WHAT YOU SHOULD DO: Restate each of the lines below word for word and drop every picture.

--- Start of SUPPLIED DATA ---

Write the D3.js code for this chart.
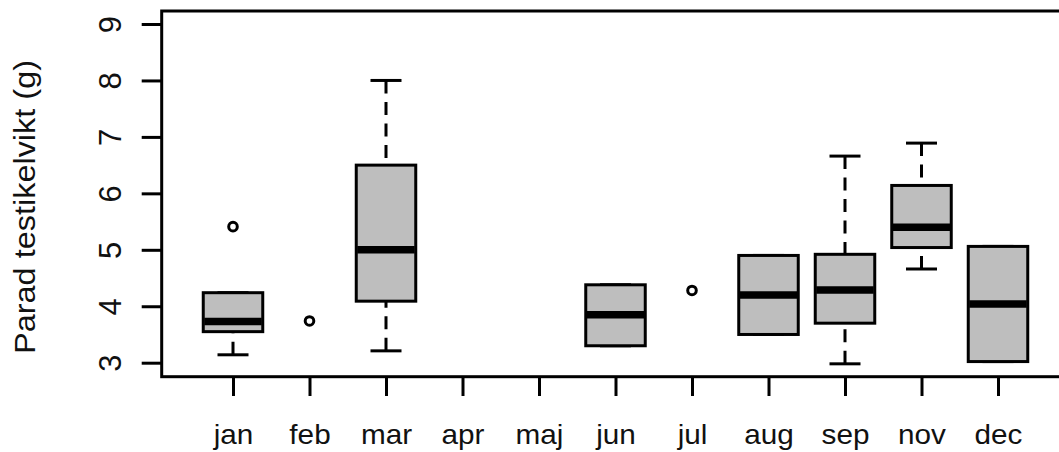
<!DOCTYPE html>
<html>
<head>
<meta charset="utf-8">
<script src="https://cdn.jsdelivr.net/npm/d3@7"></script>
<style>
  html, body { margin: 0; padding: 0; background: #fff; }
  svg { display: block; }
  text { font-family: "Liberation Sans", Arial, sans-serif; fill: #111; }
</style>
</head>
<body>
<svg id="chart" width="1059" height="452"></svg>
<script>
// ---- data ----
const months   = ["jan","feb","mar","apr","maj","jun","jul","aug","sep","nov","dec"];
const whiskLo  = [3.14, null, 3.21, null, null, 3.30, null, 3.50, 2.98, 4.66, 3.02];
const q1       = [3.55, null, 4.09, null, null, 3.30, null, 3.50, 3.70, 5.04, 3.02];
const medians  = [3.73, null, 5.00, null, null, 3.85, null, 4.20, 4.29, 5.40, 4.04];
const q3       = [4.24, null, 6.50, null, null, 4.38, null, 4.90, 4.92, 6.14, 5.06];
const whiskHi  = [4.24, null, 8.00, null, null, 4.38, null, 4.90, 6.66, 6.89, 5.06];
const outliers = [[5.41], [3.74], [], [], [], [], [4.28], [], [], [], []];
const yTicks   = [3, 4, 5, 6, 7, 8, 9];
const yTitle   = "Parad testikelvikt (g)";

// ---- layout ----
const W = 1059, H = 452;
const frame = { left: 161.7, top: 11, bottom: 376.7, right: 1090 };
const boxW = 59.5, capW = 31;
const lw = 3;

const svg = d3.select("#chart");

const y = d3.scaleLinear().domain([3, 9]).range([362.7, 24]);
const x = d3.scalePoint().domain(months).range([233, 998]);

const rows = months.map((m, i) => ({
  m, lo: whiskLo[i], q1: q1[i], med: medians[i], q3: q3[i], hi: whiskHi[i], out: outliers[i]
}));
const boxes = rows.filter(r => r.med !== null);

// whiskers (dashed, starting from whisker end)
const wh = svg.append("g");
boxes.forEach(r => {
  if (r.hi > r.q3) {
    wh.append("line").attr("x1", x(r.m)).attr("x2", x(r.m))
      .attr("y1", y(r.hi)).attr("y2", y(r.q3))
      .attr("stroke", "#000").attr("stroke-width", 3).attr("stroke-dasharray", "13,8.5");
  }
  if (r.lo < r.q1) {
    wh.append("line").attr("x1", x(r.m)).attr("x2", x(r.m))
      .attr("y1", y(r.lo)).attr("y2", y(r.q1))
      .attr("stroke", "#000").attr("stroke-width", 3).attr("stroke-dasharray", "13,8.5");
  }
  [r.lo, r.hi].forEach(v => {
    wh.append("line").attr("x1", x(r.m) - capW / 2).attr("x2", x(r.m) + capW / 2)
      .attr("y1", y(v)).attr("y2", y(v))
      .attr("stroke", "#000").attr("stroke-width", lw);
  });
});

// boxes
svg.append("g").selectAll("rect").data(boxes).join("rect")
  .attr("x", d => x(d.m) - boxW / 2)
  .attr("y", d => y(d.q3))
  .attr("width", boxW)
  .attr("height", d => y(d.q1) - y(d.q3))
  .attr("fill", "#bebebe")
  .attr("stroke", "#000")
  .attr("stroke-width", lw);

// medians
svg.append("g").selectAll("line").data(boxes).join("line")
  .attr("x1", d => x(d.m) - boxW / 2 + 1)
  .attr("x2", d => x(d.m) + boxW / 2 - 1)
  .attr("y1", d => y(d.med))
  .attr("y2", d => y(d.med))
  .attr("stroke", "#000")
  .attr("stroke-width", 7.5);

// outliers
const outPts = [];
rows.forEach(r => r.out.forEach(v => outPts.push({ m: r.m, v })));
svg.append("g").selectAll("circle").data(outPts).join("circle")
  .attr("cx", d => x(d.m))
  .attr("cy", d => y(d.v))
  .attr("r", 4.3)
  .attr("fill", "#fff")
  .attr("stroke", "#000")
  .attr("stroke-width", 3);

// frame
svg.append("rect")
  .attr("x", frame.left).attr("y", frame.top)
  .attr("width", frame.right - frame.left)
  .attr("height", frame.bottom - frame.top)
  .attr("fill", "none").attr("stroke", "#000").attr("stroke-width", lw);

// y axis
const gy = svg.append("g").attr("transform", `translate(${frame.left},0)`)
  .call(d3.axisLeft(y).tickValues(yTicks).tickSize(20).tickSizeOuter(0).tickFormat(d3.format("d")));
gy.select(".domain").remove();
gy.selectAll(".tick line").attr("stroke", "#000").attr("stroke-width", lw);
gy.selectAll(".tick text")
  .attr("x", null).attr("dy", null).attr("y", null)
  .attr("text-anchor", "middle")
  .attr("font-size", 31)
  .attr("transform", `translate(${121 - frame.left},0) rotate(-90)`);

// x axis
const gx = svg.append("g").attr("transform", `translate(0,${frame.bottom})`)
  .call(d3.axisBottom(x).tickSize(19.3).tickSizeOuter(0));
gx.select(".domain").remove();
gx.selectAll(".tick line").attr("stroke", "#000").attr("stroke-width", lw);
gx.selectAll(".tick text")
  .attr("y", null).attr("dy", null)
  .attr("text-anchor", "middle")
  .attr("font-size", 27)
  .attr("transform", `translate(0,${444 - frame.bottom}) scale(1.1,1)`);

// y title
svg.append("text")
  .attr("transform", "translate(35,207) rotate(-90) scale(1.12,1)")
  .attr("text-anchor", "middle")
  .attr("font-size", 29)
  .text(yTitle);

svg.selectAll("text").style("fill", "#111");
</script>
</body>
</html>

--- End of SUPPLIED DATA ---

SOLVED PROBLEM:
Write the D3.js code for this chart.
<!DOCTYPE html>
<html>
<head>
<meta charset="utf-8">
<script src="https://cdn.jsdelivr.net/npm/d3@7"></script>
<style>
  html, body { margin: 0; padding: 0; background: #fff; }
  svg { display: block; }
  text { font-family: "Liberation Sans", Arial, sans-serif; fill: #111; }
</style>
</head>
<body>
<svg id="chart" width="1059" height="452"></svg>
<script>
// ---- data ----
const months   = ["jan","feb","mar","apr","maj","jun","jul","aug","sep","nov","dec"];
const whiskLo  = [3.14, null, 3.21, null, null, 3.30, null, 3.50, 2.98, 4.66, 3.02];
const q1       = [3.55, null, 4.09, null, null, 3.30, null, 3.50, 3.70, 5.04, 3.02];
const medians  = [3.73, null, 5.00, null, null, 3.85, null, 4.20, 4.29, 5.40, 4.04];
const q3       = [4.24, null, 6.50, null, null, 4.38, null, 4.90, 4.92, 6.14, 5.06];
const whiskHi  = [4.24, null, 8.00, null, null, 4.38, null, 4.90, 6.66, 6.89, 5.06];
const outliers = [[5.41], [3.74], [], [], [], [], [4.28], [], [], [], []];
const yTicks   = [3, 4, 5, 6, 7, 8, 9];
const yTitle   = "Parad testikelvikt (g)";

// ---- layout ----
const W = 1059, H = 452;
const frame = { left: 161.7, top: 11, bottom: 376.7, right: 1090 };
const boxW = 59.5, capW = 31;
const lw = 3;

const svg = d3.select("#chart");

const y = d3.scaleLinear().domain([3, 9]).range([362.7, 24]);
const x = d3.scalePoint().domain(months).range([233, 998]);

const rows = months.map((m, i) => ({
  m, lo: whiskLo[i], q1: q1[i], med: medians[i], q3: q3[i], hi: whiskHi[i], out: outliers[i]
}));
const boxes = rows.filter(r => r.med !== null);

// whiskers (dashed, starting from whisker end)
const wh = svg.append("g");
boxes.forEach(r => {
  if (r.hi > r.q3) {
    wh.append("line").attr("x1", x(r.m)).attr("x2", x(r.m))
      .attr("y1", y(r.hi)).attr("y2", y(r.q3))
      .attr("stroke", "#000").attr("stroke-width", 3).attr("stroke-dasharray", "13,8.5");
  }
  if (r.lo < r.q1) {
    wh.append("line").attr("x1", x(r.m)).attr("x2", x(r.m))
      .attr("y1", y(r.lo)).attr("y2", y(r.q1))
      .attr("stroke", "#000").attr("stroke-width", 3).attr("stroke-dasharray", "13,8.5");
  }
  [r.lo, r.hi].forEach(v => {
    wh.append("line").attr("x1", x(r.m) - capW / 2).attr("x2", x(r.m) + capW / 2)
      .attr("y1", y(v)).attr("y2", y(v))
      .attr("stroke", "#000").attr("stroke-width", lw);
  });
});

// boxes
svg.append("g").selectAll("rect").data(boxes).join("rect")
  .attr("x", d => x(d.m) - boxW / 2)
  .attr("y", d => y(d.q3))
  .attr("width", boxW)
  .attr("height", d => y(d.q1) - y(d.q3))
  .attr("fill", "#bebebe")
  .attr("stroke", "#000")
  .attr("stroke-width", lw);

// medians
svg.append("g").selectAll("line").data(boxes).join("line")
  .attr("x1", d => x(d.m) - boxW / 2 + 1)
  .attr("x2", d => x(d.m) + boxW / 2 - 1)
  .attr("y1", d => y(d.med))
  .attr("y2", d => y(d.med))
  .attr("stroke", "#000")
  .attr("stroke-width", 7.5);

// outliers
const outPts = [];
rows.forEach(r => r.out.forEach(v => outPts.push({ m: r.m, v })));
svg.append("g").selectAll("circle").data(outPts).join("circle")
  .attr("cx", d => x(d.m))
  .attr("cy", d => y(d.v))
  .attr("r", 4.3)
  .attr("fill", "#fff")
  .attr("stroke", "#000")
  .attr("stroke-width", 3);

// frame
svg.append("rect")
  .attr("x", frame.left).attr("y", frame.top)
  .attr("width", frame.right - frame.left)
  .attr("height", frame.bottom - frame.top)
  .attr("fill", "none").attr("stroke", "#000").attr("stroke-width", lw);

// y axis
const gy = svg.append("g").attr("transform", `translate(${frame.left},0)`)
  .call(d3.axisLeft(y).tickValues(yTicks).tickSize(20).tickSizeOuter(0).tickFormat(d3.format("d")));
gy.select(".domain").remove();
gy.selectAll(".tick line").attr("stroke", "#000").attr("stroke-width", lw);
gy.selectAll(".tick text")
  .attr("x", null).attr("dy", null).attr("y", null)
  .attr("text-anchor", "middle")
  .attr("font-size", 31)
  .attr("transform", `translate(${121 - frame.left},0) rotate(-90)`);

// x axis
const gx = svg.append("g").attr("transform", `translate(0,${frame.bottom})`)
  .call(d3.axisBottom(x).tickSize(19.3).tickSizeOuter(0));
gx.select(".domain").remove();
gx.selectAll(".tick line").attr("stroke", "#000").attr("stroke-width", lw);
gx.selectAll(".tick text")
  .attr("y", null).attr("dy", null)
  .attr("text-anchor", "middle")
  .attr("font-size", 27)
  .attr("transform", `translate(0,${444 - frame.bottom}) scale(1.1,1)`);

// y title
svg.append("text")
  .attr("transform", "translate(35,207) rotate(-90) scale(1.12,1)")
  .attr("text-anchor", "middle")
  .attr("font-size", 29)
  .text(yTitle);

svg.selectAll("text").style("fill", "#111");
</script>
</body>
</html>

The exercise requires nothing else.